Ninguna de las múltiples lecturas que se han hecho y se seguirán haciendo sobre los recientes cambios en el Gobierno central parece haber satisfecho por completo a la opinión pública. Habiendo dejado insatisfechos, en particular, a aquellos que buscan en la política una lógica acorde con sus teóricos fines de organizar y dirigir sociedades complejas.

Al primer golpe de vista, la amplia remodelación urdida por Pedro Sánchez en La Moncloa carece de lógica política.

La defenestración de sus dos pesos pesados, Carmen Calvo y José Luis Ábalos, hasta ahora, en apariencia, manos derechas suyas en el Ejecutivo y en el partido, solo podría explicarse en el caso de que ambos hubiesen incurrido con nocturnidad y alevosía en deslealtades o incompetencias manifiestas, supuestas maniobras o errores que, hasta el momento, no habían sido denunciados ni escarmentados...

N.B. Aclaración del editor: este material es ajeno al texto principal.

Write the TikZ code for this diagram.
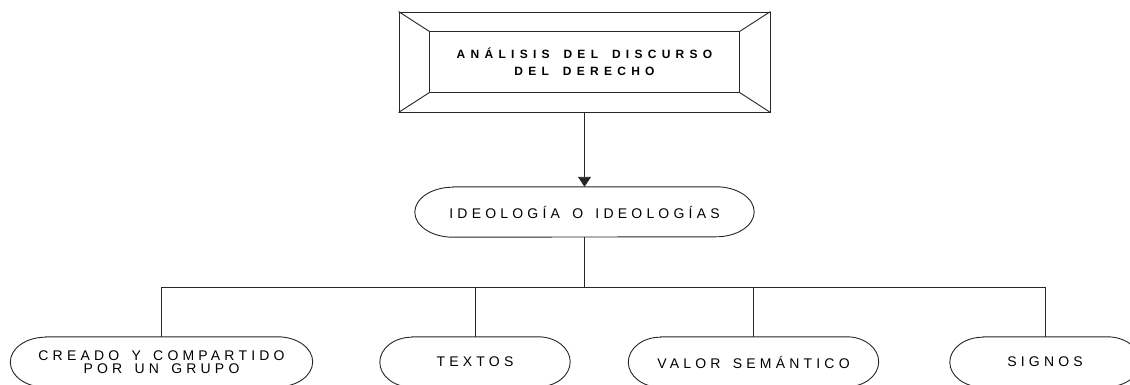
\documentclass[tikz,border=0pt]{standalone}
\usepackage{fontspec}
\setmainfont{Liberation Sans}
\newfontfamily\lsreg[LetterSpace=30]{Liberation Sans}
\newfontfamily\lsbold[LetterSpace=44]{Liberation Sans}
\usetikzlibrary{arrows.meta,calc}
\newcommand\wsr{\hspace{0.30em} }
\newcommand\wsb{\hspace{0.44em} }
\tikzset{
  line/.style={line width=0.9pt, draw=black!85},
  termnode/.style={minimum height=50pt, inner sep=0pt, align=center,
    font=\lsreg\fontsize{14}{13.5}\selectfont},
  titlenode/.style={minimum width=371pt, minimum height=100pt, inner sep=0pt,
    align=center, font=\lsbold\bfseries\fontsize{12}{17}\selectfont},
}
\newcommand\termshape[2]{%
  \draw[line] ([xshift=#2]#1.north west) -- ([xshift=-#2]#1.north east)
    arc[start angle=90,end angle=-90,x radius=#2,y radius=25pt]
    -- ([xshift=#2]#1.south west)
    arc[start angle=270,end angle=90,x radius=#2,y radius=25pt] -- cycle;}
\begin{document}
\begin{tikzpicture}[x=1pt,y=1pt]
\useasboundingbox (0,0) rectangle (1130,-385);
\clip (0,0) rectangle (1130,-385);
\fill[white] (0,0) rectangle (1130,-385);
% title box
\node[titlenode, line, draw] (title) at (584.5,-62) {ANÁLISIS\wsb DEL\wsb DISCURSO\\DEL\wsb DERECHO};
\coordinate (inw) at ($(title.north west)+(31,-20)$);
\coordinate (ine) at ($(title.north east)+(-31,-20)$);
\coordinate (isw) at ($(title.south west)+(31,20)$);
\coordinate (ise) at ($(title.south east)+(-31,20)$);
\draw[line] (inw) rectangle (ise);
\draw[line] (title.north west) -- (inw);
\draw[line] (title.north east) -- (ine);
\draw[line] (title.south west) -- (isw);
\draw[line] (title.south east) -- (ise);
% ideology
\node[termnode, minimum width=339pt] (ideo) at (584.5,-212) {IDEOLOGÍA\wsr O\wsr IDEOLOGÍAS};
\termshape{ideo}{38pt}
\draw[line, -{Triangle[length=10pt,width=13pt]}] (title.south) -- (ideo.north);
% children
\node[termnode, minimum width=302pt] (creado) at (161.5,-362) {CREADO\wsr Y\wsr COMPARTIDO\\POR\wsr UN\wsr GRUPO};
\node[termnode, minimum width=190pt] (textos) at (475,-362) {TEXTOS};
\node[termnode, minimum width=250pt] (valor) at (753.5,-362) {VALOR\wsr SEMÁNTICO};
\node[termnode, minimum width=190pt] (signos) at (1045,-362) {SIGNOS};
\termshape{creado}{35pt}
\termshape{textos}{32pt}
\termshape{valor}{32pt}
\termshape{signos}{33pt}
\coordinate (bus) at ($(ideo.south)+(0,-50)$);
\draw[line] (ideo.south) -- (bus);
\foreach \c in {creado,textos,valor,signos}
  \draw[line] (bus) -| (\c.north);
\end{tikzpicture}
\end{document}
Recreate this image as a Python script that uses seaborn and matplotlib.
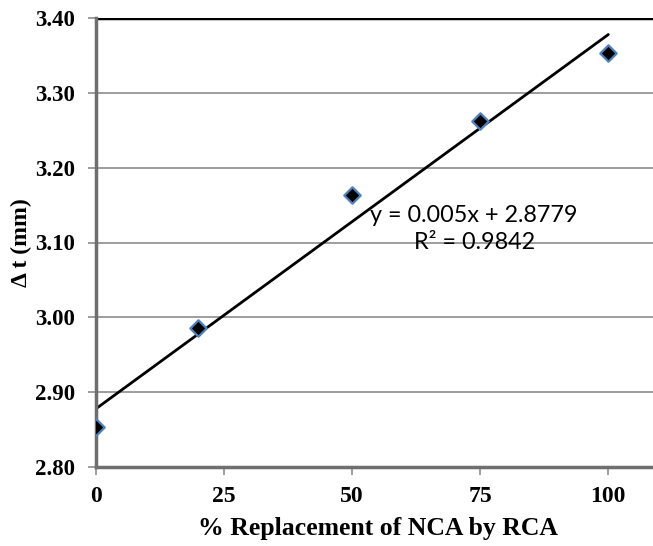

Pero es que tampoco reúne el menor sentido común que Miquel Iceta, que ni siquiera es universitario, haya pasado a desempeñar un ministerio, el de Cultura, que requiere amplia preparación intelectual y una profunda sensibilidad hacia el teatro, la música, la pintura, la literatura… Otros de los nuevos ministros, sin embargo, como es el caso de la aragonesa Pilar Alegría, encajan más adecuadamente, por trayectoria y titulación, en el puzzle ministerial, pero seguramente se acertará en mayor medida en el análisis de la reforma atribuyendo las razones de los sietes cambios de carteras más a los cálculos y previsiones del propio Sánchez que a las corrientes, meandros y rápidos del río socialista.

Y seguramente todavía entenderemos todavía mejor esos cambios si recordamos que entre las competencias que refuerzan el presidencialismo de un jefe del Gobierno figura, con la firma de decretos y la convocatoria de elecciones, la de cesar y nombrar ministros. Siendo el abuso de tales privilegios síntoma de hiperliderazgos que, como los de Felipe o Aznar (no tanto Zapatero o Rajoy) actuaron a menudo en clave personal.

Así, fumigando Moncloa y Ferraz, se instala Sánchez en su doble vivienda, sin molestos vecinos dentro de unas casas de las que los invitados nunca se marchan.